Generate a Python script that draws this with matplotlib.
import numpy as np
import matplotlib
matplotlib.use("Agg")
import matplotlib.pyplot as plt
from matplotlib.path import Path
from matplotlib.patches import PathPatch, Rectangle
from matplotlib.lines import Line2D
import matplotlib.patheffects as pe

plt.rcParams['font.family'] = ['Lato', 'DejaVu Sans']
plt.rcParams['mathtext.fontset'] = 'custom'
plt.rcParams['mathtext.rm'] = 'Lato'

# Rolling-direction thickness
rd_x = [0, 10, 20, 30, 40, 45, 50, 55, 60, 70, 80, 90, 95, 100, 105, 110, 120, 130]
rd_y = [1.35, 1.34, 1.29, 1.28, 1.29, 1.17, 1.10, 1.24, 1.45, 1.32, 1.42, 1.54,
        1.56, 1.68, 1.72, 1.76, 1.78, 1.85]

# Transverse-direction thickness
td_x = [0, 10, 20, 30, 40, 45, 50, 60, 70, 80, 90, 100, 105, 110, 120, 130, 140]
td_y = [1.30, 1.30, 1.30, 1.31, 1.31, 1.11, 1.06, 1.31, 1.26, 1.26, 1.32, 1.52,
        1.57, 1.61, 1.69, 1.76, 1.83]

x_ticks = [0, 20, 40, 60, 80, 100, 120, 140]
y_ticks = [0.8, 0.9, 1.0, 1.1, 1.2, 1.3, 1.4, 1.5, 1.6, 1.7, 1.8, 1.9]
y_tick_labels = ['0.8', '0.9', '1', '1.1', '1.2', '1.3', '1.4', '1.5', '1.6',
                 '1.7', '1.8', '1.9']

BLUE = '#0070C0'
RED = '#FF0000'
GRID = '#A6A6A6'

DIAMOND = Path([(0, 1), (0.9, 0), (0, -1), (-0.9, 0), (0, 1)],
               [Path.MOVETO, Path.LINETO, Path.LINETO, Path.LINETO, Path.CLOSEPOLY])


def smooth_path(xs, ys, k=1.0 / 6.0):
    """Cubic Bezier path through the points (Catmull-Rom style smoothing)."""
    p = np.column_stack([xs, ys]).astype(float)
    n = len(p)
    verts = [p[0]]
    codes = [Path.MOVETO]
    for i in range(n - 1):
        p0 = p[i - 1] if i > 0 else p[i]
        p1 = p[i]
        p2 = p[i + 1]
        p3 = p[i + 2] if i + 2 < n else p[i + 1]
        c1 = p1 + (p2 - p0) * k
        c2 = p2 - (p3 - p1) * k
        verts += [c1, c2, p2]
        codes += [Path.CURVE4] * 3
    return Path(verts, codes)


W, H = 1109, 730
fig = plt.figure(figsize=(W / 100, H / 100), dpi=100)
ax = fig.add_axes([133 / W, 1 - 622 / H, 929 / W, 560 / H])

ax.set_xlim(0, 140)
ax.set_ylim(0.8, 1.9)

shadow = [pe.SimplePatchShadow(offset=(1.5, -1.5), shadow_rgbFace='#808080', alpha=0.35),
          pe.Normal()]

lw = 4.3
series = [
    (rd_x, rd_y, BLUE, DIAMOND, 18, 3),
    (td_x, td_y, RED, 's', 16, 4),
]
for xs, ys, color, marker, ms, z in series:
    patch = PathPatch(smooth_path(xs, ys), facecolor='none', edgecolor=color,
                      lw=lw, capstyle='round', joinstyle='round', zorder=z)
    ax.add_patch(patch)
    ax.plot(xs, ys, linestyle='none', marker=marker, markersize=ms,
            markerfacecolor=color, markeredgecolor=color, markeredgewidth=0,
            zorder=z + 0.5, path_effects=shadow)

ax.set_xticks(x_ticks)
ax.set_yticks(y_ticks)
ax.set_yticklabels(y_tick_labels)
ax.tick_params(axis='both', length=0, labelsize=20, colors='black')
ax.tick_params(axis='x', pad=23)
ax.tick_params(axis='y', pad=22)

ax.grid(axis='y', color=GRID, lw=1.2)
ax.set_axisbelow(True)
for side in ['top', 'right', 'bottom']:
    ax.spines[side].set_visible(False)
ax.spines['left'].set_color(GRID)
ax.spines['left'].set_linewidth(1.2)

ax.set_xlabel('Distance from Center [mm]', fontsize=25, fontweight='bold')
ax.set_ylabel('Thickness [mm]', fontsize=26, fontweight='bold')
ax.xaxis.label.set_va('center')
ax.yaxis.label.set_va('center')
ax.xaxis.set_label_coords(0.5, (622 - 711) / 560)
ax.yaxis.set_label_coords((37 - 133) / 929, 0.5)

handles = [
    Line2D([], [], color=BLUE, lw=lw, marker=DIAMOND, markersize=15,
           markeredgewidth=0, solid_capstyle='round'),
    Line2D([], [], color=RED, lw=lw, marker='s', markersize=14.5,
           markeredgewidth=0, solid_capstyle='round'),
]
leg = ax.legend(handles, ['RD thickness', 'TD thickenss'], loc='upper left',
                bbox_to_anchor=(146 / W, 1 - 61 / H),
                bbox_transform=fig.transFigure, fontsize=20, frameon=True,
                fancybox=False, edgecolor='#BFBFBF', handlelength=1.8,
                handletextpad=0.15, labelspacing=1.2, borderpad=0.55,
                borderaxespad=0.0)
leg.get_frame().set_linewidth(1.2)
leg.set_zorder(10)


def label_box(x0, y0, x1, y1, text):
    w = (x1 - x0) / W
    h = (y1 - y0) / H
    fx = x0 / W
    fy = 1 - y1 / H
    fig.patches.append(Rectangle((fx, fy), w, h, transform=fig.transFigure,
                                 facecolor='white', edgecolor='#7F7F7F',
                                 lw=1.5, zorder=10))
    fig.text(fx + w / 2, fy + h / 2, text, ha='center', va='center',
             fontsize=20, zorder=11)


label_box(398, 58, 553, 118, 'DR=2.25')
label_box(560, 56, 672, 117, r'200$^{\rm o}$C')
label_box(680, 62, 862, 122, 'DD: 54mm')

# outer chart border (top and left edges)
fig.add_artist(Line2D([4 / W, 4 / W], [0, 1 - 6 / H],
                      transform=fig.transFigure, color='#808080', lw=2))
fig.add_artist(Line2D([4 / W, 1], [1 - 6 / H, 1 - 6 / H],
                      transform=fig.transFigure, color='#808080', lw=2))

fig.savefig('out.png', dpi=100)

::::::::::

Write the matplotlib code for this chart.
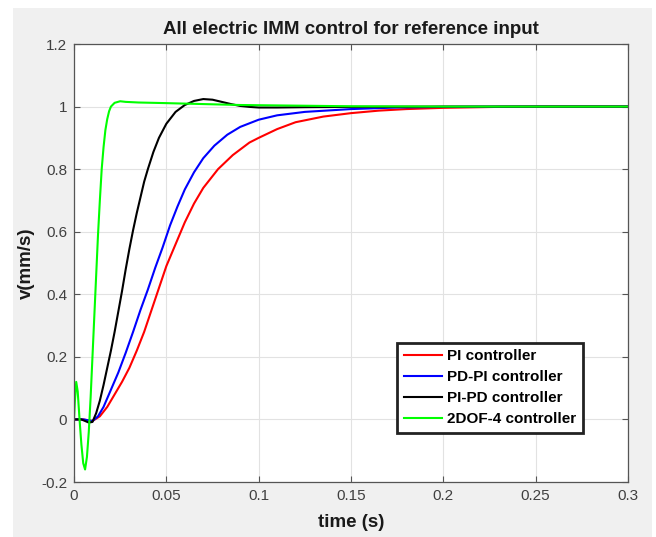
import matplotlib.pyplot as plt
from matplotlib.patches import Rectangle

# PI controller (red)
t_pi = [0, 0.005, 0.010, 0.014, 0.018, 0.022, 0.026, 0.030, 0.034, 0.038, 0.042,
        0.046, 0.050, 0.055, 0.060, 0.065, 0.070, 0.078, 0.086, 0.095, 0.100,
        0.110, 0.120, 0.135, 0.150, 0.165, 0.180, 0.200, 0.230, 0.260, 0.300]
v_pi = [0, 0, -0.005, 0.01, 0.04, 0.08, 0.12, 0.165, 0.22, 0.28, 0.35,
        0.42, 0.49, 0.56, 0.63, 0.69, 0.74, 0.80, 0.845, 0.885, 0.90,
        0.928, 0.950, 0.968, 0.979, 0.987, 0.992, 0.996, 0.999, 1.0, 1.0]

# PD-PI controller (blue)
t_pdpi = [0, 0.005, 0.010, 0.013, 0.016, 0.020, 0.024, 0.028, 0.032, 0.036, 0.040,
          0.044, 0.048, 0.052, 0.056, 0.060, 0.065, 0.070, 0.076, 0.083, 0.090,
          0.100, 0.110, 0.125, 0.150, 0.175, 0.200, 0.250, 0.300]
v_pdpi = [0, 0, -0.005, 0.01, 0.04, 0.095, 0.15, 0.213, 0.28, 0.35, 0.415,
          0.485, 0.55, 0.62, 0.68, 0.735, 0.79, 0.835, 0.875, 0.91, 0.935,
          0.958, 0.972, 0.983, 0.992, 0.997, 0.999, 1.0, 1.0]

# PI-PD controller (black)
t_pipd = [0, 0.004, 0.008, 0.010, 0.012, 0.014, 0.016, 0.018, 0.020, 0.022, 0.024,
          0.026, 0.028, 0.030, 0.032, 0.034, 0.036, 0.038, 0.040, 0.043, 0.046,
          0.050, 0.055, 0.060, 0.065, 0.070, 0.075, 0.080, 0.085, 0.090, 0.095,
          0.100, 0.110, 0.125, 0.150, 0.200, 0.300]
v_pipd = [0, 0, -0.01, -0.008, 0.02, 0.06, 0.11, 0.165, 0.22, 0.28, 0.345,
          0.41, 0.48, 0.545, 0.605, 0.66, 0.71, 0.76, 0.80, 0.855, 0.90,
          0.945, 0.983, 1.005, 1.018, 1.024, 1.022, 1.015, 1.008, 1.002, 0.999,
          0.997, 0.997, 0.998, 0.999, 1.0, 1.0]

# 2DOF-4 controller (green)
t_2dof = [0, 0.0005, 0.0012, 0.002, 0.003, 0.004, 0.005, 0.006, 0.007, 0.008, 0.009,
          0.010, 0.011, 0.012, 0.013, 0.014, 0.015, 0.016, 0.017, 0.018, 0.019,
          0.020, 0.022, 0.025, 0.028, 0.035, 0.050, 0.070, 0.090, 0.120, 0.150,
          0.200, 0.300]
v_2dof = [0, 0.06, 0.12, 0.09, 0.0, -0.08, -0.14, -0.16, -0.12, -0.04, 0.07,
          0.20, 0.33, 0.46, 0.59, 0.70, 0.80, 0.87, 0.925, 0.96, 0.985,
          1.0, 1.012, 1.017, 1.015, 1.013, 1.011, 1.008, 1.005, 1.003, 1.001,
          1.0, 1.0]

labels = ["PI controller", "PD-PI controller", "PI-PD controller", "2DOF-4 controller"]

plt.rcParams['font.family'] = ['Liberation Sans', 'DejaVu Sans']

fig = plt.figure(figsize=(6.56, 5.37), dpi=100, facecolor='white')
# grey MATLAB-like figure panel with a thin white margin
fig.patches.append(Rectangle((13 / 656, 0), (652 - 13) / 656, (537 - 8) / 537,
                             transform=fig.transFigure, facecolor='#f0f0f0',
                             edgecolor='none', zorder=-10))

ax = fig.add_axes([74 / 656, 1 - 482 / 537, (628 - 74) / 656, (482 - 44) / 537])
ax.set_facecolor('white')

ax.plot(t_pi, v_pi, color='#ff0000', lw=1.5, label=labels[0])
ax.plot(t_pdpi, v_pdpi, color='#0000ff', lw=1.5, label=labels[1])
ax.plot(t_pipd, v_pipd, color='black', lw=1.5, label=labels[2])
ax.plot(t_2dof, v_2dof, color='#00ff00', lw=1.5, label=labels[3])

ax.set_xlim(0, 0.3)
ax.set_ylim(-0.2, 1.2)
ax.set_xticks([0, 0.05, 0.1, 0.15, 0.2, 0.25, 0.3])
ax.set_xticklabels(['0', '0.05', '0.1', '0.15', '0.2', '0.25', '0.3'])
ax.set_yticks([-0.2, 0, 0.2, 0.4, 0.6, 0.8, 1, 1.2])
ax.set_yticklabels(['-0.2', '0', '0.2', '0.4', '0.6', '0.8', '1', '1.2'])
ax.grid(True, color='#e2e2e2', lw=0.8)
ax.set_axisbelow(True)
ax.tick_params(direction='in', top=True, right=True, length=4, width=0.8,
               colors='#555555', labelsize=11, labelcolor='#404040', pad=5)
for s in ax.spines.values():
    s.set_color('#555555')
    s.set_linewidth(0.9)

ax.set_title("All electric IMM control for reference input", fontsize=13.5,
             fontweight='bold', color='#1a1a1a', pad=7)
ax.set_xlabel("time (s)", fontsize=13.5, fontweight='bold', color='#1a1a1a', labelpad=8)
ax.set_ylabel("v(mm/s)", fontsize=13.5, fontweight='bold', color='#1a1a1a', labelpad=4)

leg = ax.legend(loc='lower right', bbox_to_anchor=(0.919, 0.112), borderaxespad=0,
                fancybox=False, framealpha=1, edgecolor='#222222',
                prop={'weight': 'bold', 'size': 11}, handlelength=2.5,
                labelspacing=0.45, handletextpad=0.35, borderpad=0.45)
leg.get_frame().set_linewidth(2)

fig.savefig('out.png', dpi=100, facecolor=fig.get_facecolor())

::::::::::

- [WRITTEN REQUEST]
Reproduce exactly the lines from the line with "Generate a Python" through the line with "Path.LINETO, Path.LINETO, Path.CLOSEPOLY])", both end lines included, and only those lines.

- [SOLUTION TO THE PROBLEM]
Generate a Python script that draws this with matplotlib.
import numpy as np
import matplotlib
matplotlib.use("Agg")
import matplotlib.pyplot as plt
from matplotlib.path import Path
from matplotlib.patches import PathPatch, Rectangle
from matplotlib.lines import Line2D
import matplotlib.patheffects as pe

plt.rcParams['font.family'] = ['Lato', 'DejaVu Sans']
plt.rcParams['mathtext.fontset'] = 'custom'
plt.rcParams['mathtext.rm'] = 'Lato'

# Rolling-direction thickness
rd_x = [0, 10, 20, 30, 40, 45, 50, 55, 60, 70, 80, 90, 95, 100, 105, 110, 120, 130]
rd_y = [1.35, 1.34, 1.29, 1.28, 1.29, 1.17, 1.10, 1.24, 1.45, 1.32, 1.42, 1.54,
        1.56, 1.68, 1.72, 1.76, 1.78, 1.85]

# Transverse-direction thickness
td_x = [0, 10, 20, 30, 40, 45, 50, 60, 70, 80, 90, 100, 105, 110, 120, 130, 140]
td_y = [1.30, 1.30, 1.30, 1.31, 1.31, 1.11, 1.06, 1.31, 1.26, 1.26, 1.32, 1.52,
        1.57, 1.61, 1.69, 1.76, 1.83]

x_ticks = [0, 20, 40, 60, 80, 100, 120, 140]
y_ticks = [0.8, 0.9, 1.0, 1.1, 1.2, 1.3, 1.4, 1.5, 1.6, 1.7, 1.8, 1.9]
y_tick_labels = ['0.8', '0.9', '1', '1.1', '1.2', '1.3', '1.4', '1.5', '1.6',
                 '1.7', '1.8', '1.9']

BLUE = '#0070C0'
RED = '#FF0000'
GRID = '#A6A6A6'

DIAMOND = Path([(0, 1), (0.9, 0), (0, -1), (-0.9, 0), (0, 1)],
               [Path.MOVETO, Path.LINETO, Path.LINETO, Path.LINETO, Path.CLOSEPOLY])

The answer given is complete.